With General Data Protection Regulation (GDPR) fully enacted and enforceable as of May 25, 2018, many healthcare organizations (HCOs) in the United States are working to determine whether they need to be GDPR compliant. It's left many asking the question: Is Health Insurance Portability and Accountability Act (HIPAA) compliance is enough?
HCOs are no stranger to compliance requirements, as following HIPAA regulations has been mandatory since 1996. However, many HCOs are unaware of the need for, and unprepared to be GDPR compliant. How do the two compare and which HCOs need to follow GDPR? As a general rule, HCOs with locations in EU member states or those that collect any sort of data from EU citizens are subject to GDPR. This includes online marketing of healthcare services to all EU citizens.
Similar But Not the Same
HIPAA and GDPR have requirements overlaps but aren’t anywhere near identical. To begin, GDPR has a broader scope, relating to all sensitive personal data, whereas HIPAA applies to health information. In addition, the personal data specified by the GDPR has a broader reach, including ethnic origin or race, religious beliefs, union memberships, biometric and genetic data, sexual orientation, political affiliation, as well as any health-related data.

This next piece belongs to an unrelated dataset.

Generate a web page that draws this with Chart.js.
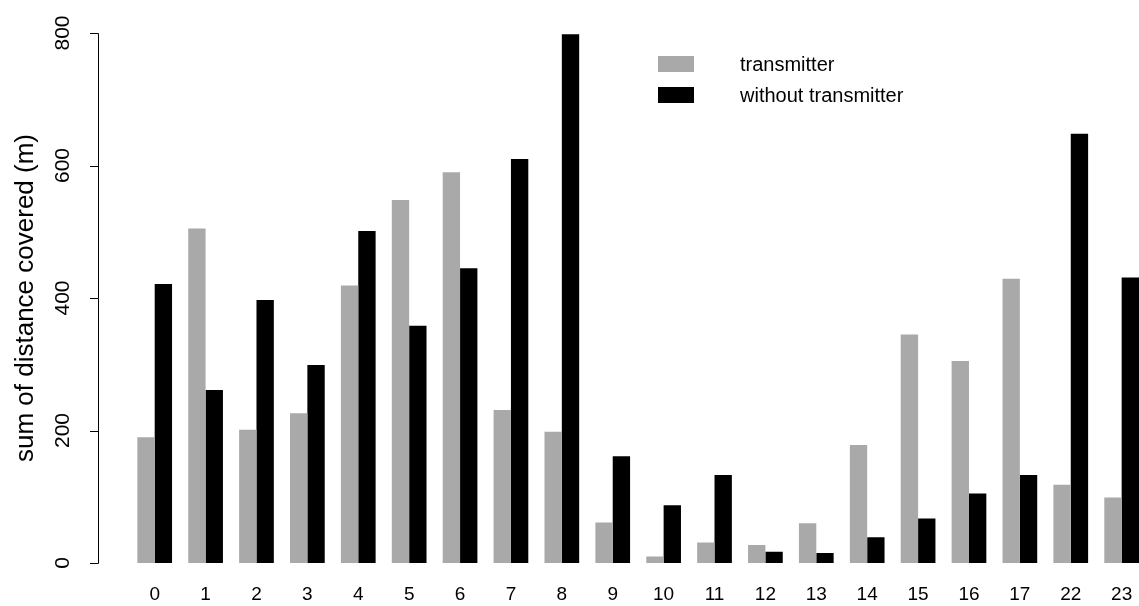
<!DOCTYPE html>
<html>
<head>
<meta charset="utf-8">
<title>Distance covered per hour</title>
<script src="https://cdn.jsdelivr.net/npm/chart.js@4/dist/chart.umd.min.js"></script>
<style>
  html, body { margin: 0; padding: 0; overflow: hidden; background: #ffffff; }
  #wrap { position: relative; width: 1160px; height: 606px; }
</style>
</head>
<body>
<div id="wrap"><canvas id="chart"></canvas></div>
<script>
// Hour of day
const hours = ['0', '1', '2', '3', '4', '5', '6', '7', '8', '9', '10', '11', '12', '13', '14', '15', '16', '17', '22', '23'];
// Sum of distance covered (m), tagged with a transmitter
const withTransmitter = [190, 505, 201, 226, 419, 548, 590, 231, 198, 61, 10, 31, 27, 60, 178, 345, 305, 429, 118, 99];
// Sum of distance covered (m), without a transmitter
const withoutTransmitter = [421, 261, 397, 299, 501, 358, 445, 610, 798, 161, 87, 133, 17, 15, 39, 67, 105, 133, 648, 431];
// Y axis tick values
const yTicks = [0, 200, 400, 600, 800];
const seriesNames = ['transmitter', 'without transmitter'];
const yTitle = 'sum of distance covered (m)';

const FONT = '"Liberation Sans", Arial, Helvetica, sans-serif';

// R-style detached y axis, rotated labels, axis title and legend
const rDecor = {
  id: 'rDecor',
  afterDraw(chart) {
    const ctx = chart.ctx;
    const y = chart.scales.y;
    const axisX = 98;
    ctx.save();
    ctx.strokeStyle = '#000000';
    ctx.lineWidth = 1;
    ctx.beginPath();
    const yTop = Math.round(y.getPixelForValue(yTicks[yTicks.length - 1])) + 0.5;
    const yBot = Math.round(y.getPixelForValue(yTicks[0])) + 0.5;
    ctx.moveTo(axisX + 0.5, yTop);
    ctx.lineTo(axisX + 0.5, yBot);
    yTicks.forEach(v => {
      const py = Math.round(y.getPixelForValue(v)) + 0.5;
      ctx.moveTo(axisX + 0.5, py);
      ctx.lineTo(axisX - 8, py);
    });
    ctx.stroke();

    ctx.fillStyle = '#000000';
    ctx.textAlign = 'center';
    ctx.textBaseline = 'middle';
    ctx.font = '21px ' + FONT;
    yTicks.forEach(v => {
      const py = y.getPixelForValue(v);
      ctx.save();
      ctx.translate(63.5, py);
      ctx.rotate(-Math.PI / 2);
      ctx.fillText(String(v), 0, 0);
      ctx.restore();
    });

    ctx.font = '26px ' + FONT;
    ctx.save();
    ctx.translate(26, (y.top + y.bottom) / 2);
    ctx.rotate(-Math.PI / 2);
    ctx.fillText(yTitle, 0, 0);
    ctx.restore();

    // legend
    ctx.textAlign = 'left';
    ctx.font = '20px ' + FONT;
    chart.data.datasets.forEach((ds, i) => {
      const cy = 64 + i * 31;
      ctx.fillStyle = ds.backgroundColor;
      ctx.fillRect(658, cy - 8, 36, 16);
      ctx.fillStyle = '#000000';
      ctx.fillText(ds.label, 740, cy + 1);
    });
    ctx.restore();
  }
};

new Chart(document.getElementById('chart'), {
  type: 'bar',
  data: {
    labels: hours,
    datasets: [
      { label: seriesNames[0], data: withTransmitter, backgroundColor: '#a9a9a9', borderWidth: 0 },
      { label: seriesNames[1], data: withoutTransmitter, backgroundColor: '#000000', borderWidth: 0 }
    ]
  },
  options: {
    responsive: true,
    maintainAspectRatio: false,
    animation: false,
    events: [],
    layout: { padding: { left: 129.25, right: 12.9, top: 33, bottom: 0 } },
    datasets: { bar: { categoryPercentage: 0.682, barPercentage: 1.0 } },
    plugins: {
      legend: { display: false },
      tooltip: { enabled: false },
      title: { display: false }
    },
    scales: {
      x: {
        grid: { display: false, drawTicks: false },
        border: { display: false },
        ticks: {
          color: '#000000',
          font: { family: FONT, size: 19 },
          padding: 20,
          maxRotation: 0,
          autoSkip: false
        },
        afterFit(scale) { scale.height = 43; }
      },
      y: {
        display: false,
        min: 0,
        max: 800
      }
    }
  },
  plugins: [rDecor]
});
</script>
</body>
</html>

HIPAA, by contrast, specifies only name, birth date, address, Social Security number, facial photo, insurance information, and financial information. The main difference is that HIPAA applies to only covered entities and their business associates, whereas GDPR, as mentioned earlier, applies to any entity collecting, handling, and storing EU citizens’ sensitive personal data.
Are U.S. HCOs Ready for GDPR?
With HIPAA, some health care entities’ processes go way beyond compliance while others struggle to meet requirements. Industry experts expect the same will be the case with GDPR. With the steep fines associated with GDPR noncompliance, smart HCOs will invest in audit services that help identify compliance deficiencies for all industry and government regulations to which they are subject; and, then get to work addressing those shortcomings.